Over recent seasons, however, it’s all changed. Now, the academy is rivalling the first-team in terms of the impact it’s having on the club. It’s given Liverpool an advantage and one they’re leveraging properly. 

Jordon Ibe, Brad Smith, Danny Ward, Kevin Stewart and Andre Wisdom were sold for a collective sum in the region of £45million – or Mohamed Salah and a bit of change.

Ryan Kent looks set to join Leeds United this summer with the mooted fee of around £7million. That sale alone would likely cover the tribunal fee for Harvey Elliott as well as what it cost to sign Sepp van den Berg ahead of Ajax and PSV. Right now, the teenagers are nothing more than potentially brilliant players but If they fulfil that potential, the Reds could have close to £100million worth of talent at their disposal. 

And the club funded these arrivals by selling someone they signed as a seven-year-old back in 2003. It’s smart business no matter how you look at it and a far cry from when they were forced to part ways with Suso for a measly £1million. It’s a step up from the days of selling Conor Coady for £500,000, too. 

Rafael Camacho left the club this summer for an upfront fee of £5million with clauses added into the deal with Sporting Lisbon. He arrived as a 16-year-old and made a handful of starts before being sold for a substantial profit. 

Harry Wilson could be the next academy graduate to leave with Bournemouth reportedly keen. Even if that ends up being just a loan move for now and he fails to really impress for the Cherries, Liverpool will more than likely get at least £15million for the Wales international if they decide to cash in on him in January. 

Between the pair of them, the Reds could bank around the £20million mark. For example, that pays off a third of what Sporting reportedly want for Bruno Fernandes. Being able to cover a fair chunk of what would be a substantial outlay simply by selling two academy players shows the process is working. 

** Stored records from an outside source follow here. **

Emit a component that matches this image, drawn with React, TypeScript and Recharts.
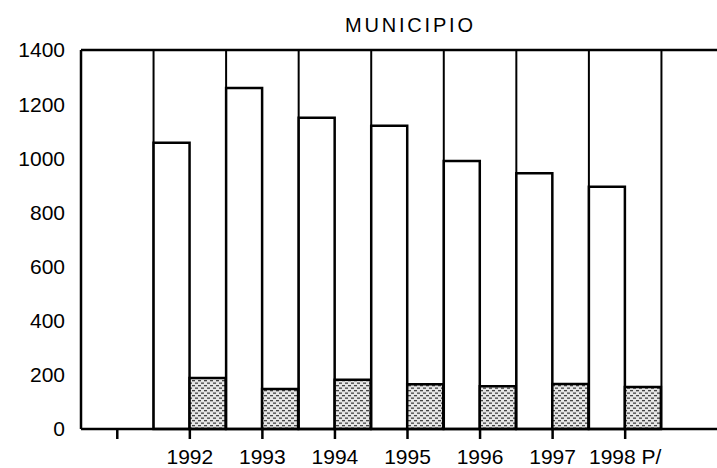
import React from "react"
import { BarChart, Bar, XAxis, YAxis, CartesianGrid, ReferenceLine } from "recharts"

// categories (first and last are blank slots in the original layout)
const years = ["", "1992", "1993", "1994", "1995", "1996", "1997", "1998 P/", " "]
const totalValues = [null, 1057, 1260, 1150, 1120, 990, 945, 895, null]
const shadedValues = [null, 188, 148, 182, 165, 158, 166, 155, null]
const yTicks = [0, 200, 400, 600, 800, 1000, 1200, 1400]

const data = years.map((year, i) => ({
  year,
  total: totalValues[i],
  shaded: shadedValues[i],
}))

const font = '"Liberation Sans", Arial, Helvetica, sans-serif'

// grid lines on the category boundaries, not the centres
const boundaries = (props: any) => {
  const { offset } = props
  const step = offset.width / years.length
  return years.slice(1).map((_, i) => offset.left + (i + 1) * step)
}

export default function App() {
  return (
    <div style={{ position: "absolute", left: 0, top: 0, width: 717, height: 468, overflow: "hidden", background: "#fff" }}>
      <svg width={0} height={0} style={{ position: "absolute" }}>
        <defs>
          <pattern id="dots" width={6} height={5} patternUnits="userSpaceOnUse">
            <rect width={6} height={5} fill="#e6e6e6" />
            <rect x={0} y={0} width={3} height={1.3} fill="#444" />
            <rect x={3} y={2.5} width={3} height={1.3} fill="#444" />
          </pattern>
        </defs>
      </svg>
      <svg width={717} height={45} style={{ position: "absolute", left: 0, top: 0 }}>
        <text x={345} y={32} fontFamily={font} fontSize={20} letterSpacing={2.8} fill="#000">
          MUNICIPIO
        </text>
      </svg>
      <BarChart
        width={734}
        height={468}
        data={data}
        margin={{ top: 50, right: 0, bottom: 0, left: 0 }}
        barCategoryGap={0}
        barGap={0}
      >
        <CartesianGrid horizontal={false} stroke="#000" strokeWidth={2} verticalCoordinatesGenerator={boundaries} />
        <XAxis
          dataKey="year"
          ticks={years.slice(0, 8)}
          height={39}
          tickSize={10}
          tickMargin={10}
          stroke="#000"
          strokeWidth={2.5}
          tick={{ fill: "#000", fontSize: 21, fontFamily: font }}
          interval={0}
        />
        <YAxis
          width={81}
          domain={[0, 1400]}
          ticks={yTicks}
          tickLine={false}
          tickSize={6}
          tickMargin={10}
          stroke="#000"
          strokeWidth={2.5}
          tick={{ fill: "#000", fontSize: 21, fontFamily: font }}
        />
        <ReferenceLine y={1400} stroke="#000" strokeWidth={2.5} />
        <Bar dataKey="total" fill="#fff" stroke="#000" strokeWidth={2.5} isAnimationActive={false} />
        <Bar dataKey="shaded" fill="url(#dots)" stroke="#000" strokeWidth={2.5} isAnimationActive={false} />
      </BarChart>
    </div>
  )
}
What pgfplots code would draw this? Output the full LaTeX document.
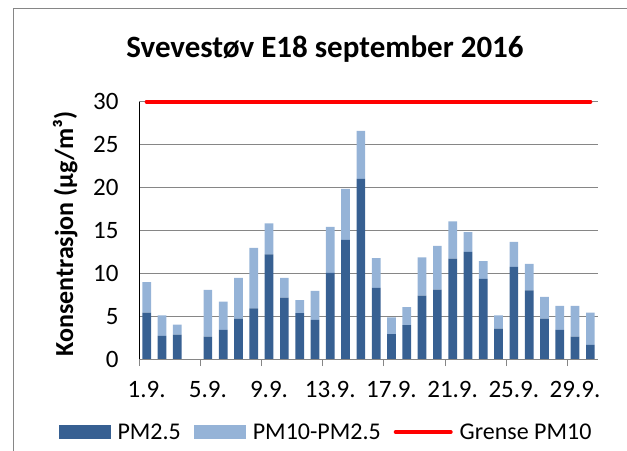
\documentclass[border=0pt]{standalone}
\usepackage{fontspec}
\setmainfont{Carlito}
\usepackage{pgfplots}
\pgfplotsset{compat=1.18}
\definecolor{darkb}{RGB}{55,96,146}
\definecolor{lightb}{RGB}{149,179,215}
\definecolor{gridg}{RGB}{134,134,134}
\begin{document}
\begin{tikzpicture}
\path[use as bounding box] (0bp,0bp) rectangle (627bp,451bp);
\draw[gridg, line width=1bp] (13bp,0bp) -- (13bp,442.5bp) -- (627bp,442.5bp);
\begin{axis}[
 at={(139bp,92bp)}, anchor=south west,
 scale only axis, width=459bp, height=257.3bp,
 xmin=0.5, xmax=30.5, ymin=0, ymax=30,
 ybar stacked, bar width=8.7bp,
 axis x line*=bottom, axis y line*=left,
 x axis line style={gridg, line width=1bp, -},
 y axis line style={black, line width=1bp, -},
 xtick={1,5,...,29},
 xticklabels={1.9.,5.9.,9.9.,13.9.,17.9.,21.9.,25.9.,29.9.},
 minor xtick={0.5,4.5,...,28.5},
 major tick length=0pt,
 minor tick length=7bp,
 tick align=outside,
 minor x tick style={gridg, line width=1bp},
 ytick={0,5,...,30},
 ymajorgrids,
 major grid style={gridg, line width=1bp},
 /pgf/number format/assume math mode=true,
 ticklabel style={font=\fontsize{25bp}{30bp}\selectfont},
 xticklabel style={yshift=-19bp},
 yticklabel style={xshift=-17bp},
 ylabel={Konsentrasjon (µg/m³)},
 ylabel style={font=\fontsize{26bp}{31bp}\selectfont\bfseries, at={(axis description cs:-0.161,0.486)}, anchor=center},
 title={Svevestøv E18 september 2016},
 title style={font=\fontsize{31bp}{37bp}\selectfont\bfseries, at={(axis description cs:0.4052,1.150)}, anchor=base},
 legend columns=3,
 legend style={draw=none, fill=none, font=\fontsize{24bp}{29bp}\selectfont,
   at={(axis description cs:0.4074,-0.2837)}, anchor=center,
   /tikz/every odd column/.append style={column sep=5bp},
   /tikz/every even column/.append style={column sep=11bp}},
]
\addplot[fill=darkb, draw=none, legend image code/.code={\fill[darkb] (0bp,-7bp) rectangle (52bp,7bp);}] coordinates {
(1,5.4) (2,2.7) (3,2.85) (5,2.6) (6,3.4) (7,4.7) (8,5.9) (9,12.2) (10,7.15)
(11,5.35) (12,4.55) (13,10.05) (14,13.9) (15,21.0) (16,8.3) (17,2.9) (18,3.95)
(19,7.4) (20,8.1) (21,11.7) (22,12.5) (23,9.35) (24,3.55) (25,10.75) (26,8.0)
(27,4.7) (28,3.4) (29,2.6) (30,1.65)};
\addlegendentry{PM2.5}
\addplot[fill=lightb, draw=none, legend image code/.code={\fill[lightb] (0bp,-7bp) rectangle (52bp,7bp);}] coordinates {
(1,3.55) (2,2.4) (3,1.15) (5,5.45) (6,3.3) (7,4.75) (8,7.05) (9,3.6) (10,2.3)
(11,1.5) (12,3.4) (13,5.35) (14,5.95) (15,5.6) (16,3.45) (17,1.95) (18,2.1)
(19,4.45) (20,5.1) (21,4.35) (22,2.3) (23,2.05) (24,1.55) (25,2.9) (26,3.1)
(27,2.55) (28,2.8) (29,3.6) (30,3.75)};
\addlegendentry{PM10-PM2.5}
\addlegendimage{legend image code/.code={\draw[red, line width=4bp, line cap=round] (0bp,0bp) -- (55bp,0bp);}}
\addlegendentry{Grense PM10}
\end{axis}
\begin{axis}[
 at={(139bp,92bp)}, anchor=south west,
 scale only axis, width=459bp, height=257.3bp,
 xmin=0.5, xmax=30.5, ymin=0, ymax=30,
 axis lines=none, clip=false,
]
\addplot[red, line width=4bp, line cap=round, mark=none] coordinates {(1,30) (30,30)};
\end{axis}
\end{tikzpicture}
\end{document}
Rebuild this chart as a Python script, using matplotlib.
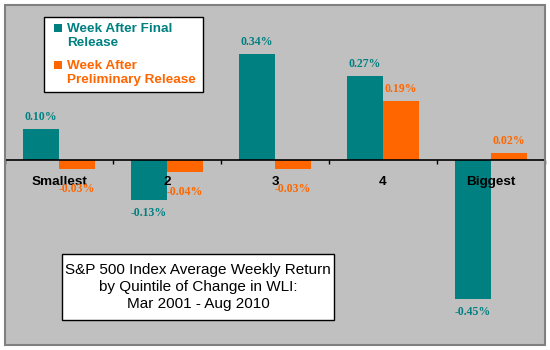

And Liverpool could chip away at that percentage with the sales of, for example, Ben Woodburn, Sheyi Ojo, Taiwo Awoniyi, Ovie Ejaria and Pedro Chirivella. If Michael Edwards plays his cards right, he could well fund a £40million signing off the back of the sales of these academy players. 

The turnaround is remarkable. From overhyped teenagers moving on for next to nothing to developing talented teens worth tens of millions. 

The once jammed conveyor belt is now moving freely. If those prospects are sold, the Reds have even more talented ones on the horizon in Rhian Brewster, Curtis Jones, Ki-Jana Hoever, Yasser Larouci, Bobby Duncan and Paul Glatzel. Even if this group doesn’t make the cut at Anfield, they’re talented enough to be sold on for huge profits which then allow Edwards and the recruitment team to improve the first-team. 

For the first time in a while, Liverpool have a clear plan in place and the academy is being used correctly. It’s an exciting time for both the first-team and the youngsters and shows how far the club have come since Edwards and his team took over control of the recruitment. It’s saved the Reds a small fortune and it’s played a key role in the club’s transformation from top four hopefuls to genuine title challengers.